Required task
Copy each line exactly. Drop every picture.

Supplied data
☆ ☆ ☆
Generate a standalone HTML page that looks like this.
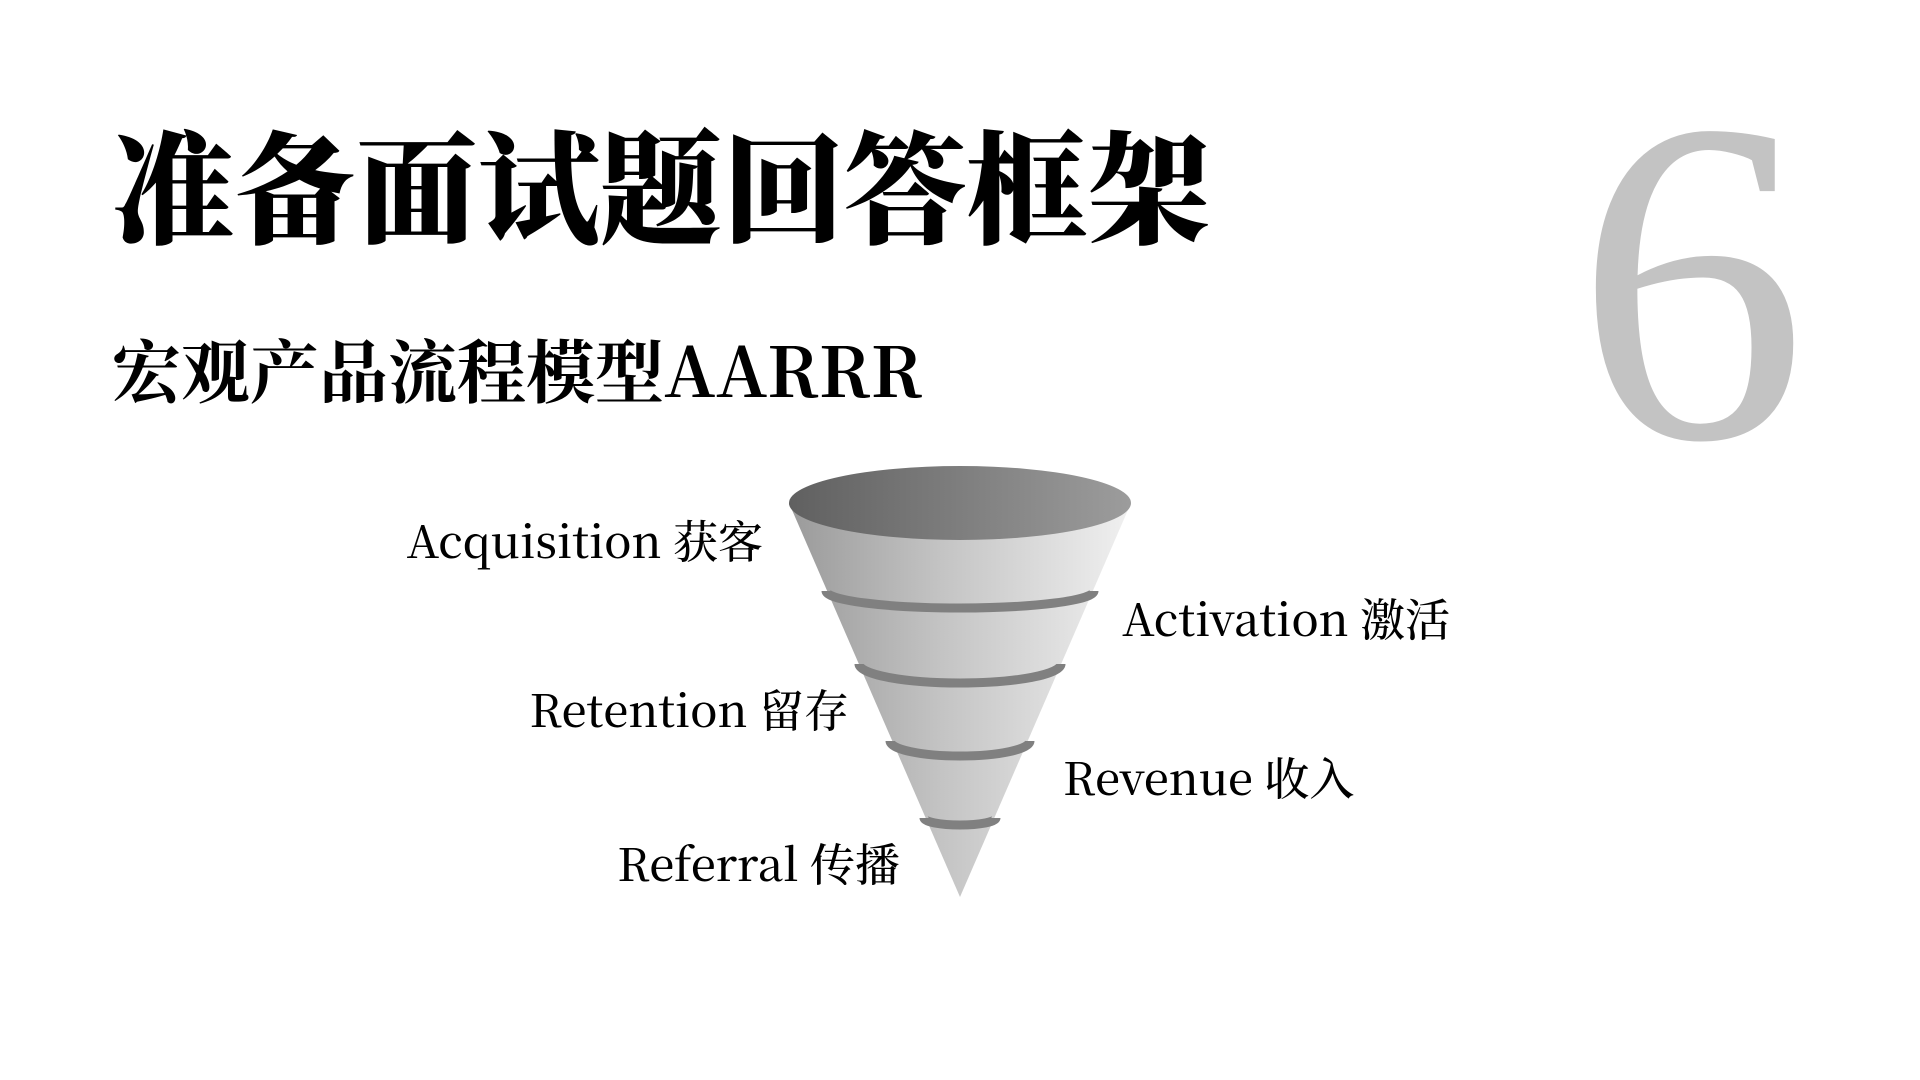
<!DOCTYPE html>
<html><head><meta charset="utf-8"><style>
html,body{margin:0;padding:0;background:#fff;width:1920px;height:1080px;overflow:hidden}
svg{display:block}
</style></head><body>
<svg width="1920" height="1080" viewBox="0 0 1920 1080" xmlns="http://www.w3.org/2000/svg">
<defs>
<linearGradient id="body" x1="789" y1="0" x2="1130" y2="0" gradientUnits="userSpaceOnUse">
<stop offset="0" stop-color="#9a9a9a"/><stop offset="0.45" stop-color="#c4c4c4"/><stop offset="1" stop-color="#f0f0f0"/>
</linearGradient>
<linearGradient id="top" x1="789" y1="0" x2="1130" y2="0" gradientUnits="userSpaceOnUse">
<stop offset="0" stop-color="#606060"/><stop offset="1" stop-color="#9c9c9c"/>
</linearGradient>
</defs>
<text x="112" y="234" font-family="'Noto Serif CJK SC',serif" font-weight="900" font-size="122" fill="#000">准备面试题回答框架</text>
<text x="112" y="397" font-family="'Noto Serif CJK SC',serif" font-weight="bold" font-size="69" fill="#000">宏观产品流程模型AARRR</text>
<text x="1576" y="437" font-family="'Liberation Serif',serif" font-size="462" fill="#c3c3c3">6</text>

<path d="M789,503 L960,897 L1131,503 Z" fill="url(#body)"/>
<path d="M789,503 A171,37 0 0 0 1131,503" fill="url(#body)"/>
<ellipse cx="960" cy="503" rx="171" ry="37" fill="url(#top)"/>
<g fill="none" stroke="#808080" stroke-width="9">
<path d="M826,591 A134,17 0 0 0 1094,591"/>
<path d="M859,664 A101,19 0 0 0 1061,664"/>
<path d="M890,741 A70,15 0 0 0 1030,741"/>
<path d="M924,818 A36,7 0 0 0 996,818"/>
</g>

<g font-family="'Noto Serif CJK SC',serif" font-size="45" font-weight="500" fill="#000">
<text x="763" y="558" text-anchor="end">Acquisition 获客</text>
<text x="1122" y="636">Activation 激活</text>
<text x="849" y="727" text-anchor="end">Retention 留存</text>
<text x="1063" y="795">Revenue 收入</text>
<text x="900" y="881" text-anchor="end">Referral 传播</text>
</g>
</svg>
</body></html>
☆ ☆ ☆
Finished task
Generate a standalone HTML page that looks like this.
<!DOCTYPE html>
<html><head><meta charset="utf-8"><style>
html,body{margin:0;padding:0;background:#fff;width:1920px;height:1080px;overflow:hidden}
svg{display:block}
</style></head><body>
<svg width="1920" height="1080" viewBox="0 0 1920 1080" xmlns="http://www.w3.org/2000/svg">
<defs>
<linearGradient id="body" x1="789" y1="0" x2="1130" y2="0" gradientUnits="userSpaceOnUse">
<stop offset="0" stop-color="#9a9a9a"/><stop offset="0.45" stop-color="#c4c4c4"/><stop offset="1" stop-color="#f0f0f0"/>
</linearGradient>
<linearGradient id="top" x1="789" y1="0" x2="1130" y2="0" gradientUnits="userSpaceOnUse">
<stop offset="0" stop-color="#606060"/><stop offset="1" stop-color="#9c9c9c"/>
</linearGradient>
</defs>
<text x="112" y="234" font-family="'Noto Serif CJK SC',serif" font-weight="900" font-size="122" fill="#000">准备面试题回答框架</text>
<text x="112" y="397" font-family="'Noto Serif CJK SC',serif" font-weight="bold" font-size="69" fill="#000">宏观产品流程模型AARRR</text>
<text x="1576" y="437" font-family="'Liberation Serif',serif" font-size="462" fill="#c3c3c3">6</text>

<path d="M789,503 L960,897 L1131,503 Z" fill="url(#body)"/>
<path d="M789,503 A171,37 0 0 0 1131,503" fill="url(#body)"/>
<ellipse cx="960" cy="503" rx="171" ry="37" fill="url(#top)"/>
<g fill="none" stroke="#808080" stroke-width="9">
<path d="M826,591 A134,17 0 0 0 1094,591"/>
<path d="M859,664 A101,19 0 0 0 1061,664"/>
<path d="M890,741 A70,15 0 0 0 1030,741"/>
<path d="M924,818 A36,7 0 0 0 996,818"/>
</g>

<g font-family="'Noto Serif CJK SC',serif" font-size="45" font-weight="500" fill="#000">
<text x="763" y="558" text-anchor="end">Acquisition 获客</text>
<text x="1122" y="636">Activation 激活</text>
<text x="849" y="727" text-anchor="end">Retention 留存</text>
<text x="1063" y="795">Revenue 收入</text>
<text x="900" y="881" text-anchor="end">Referral 传播</text>
</g>
</svg>
</body></html>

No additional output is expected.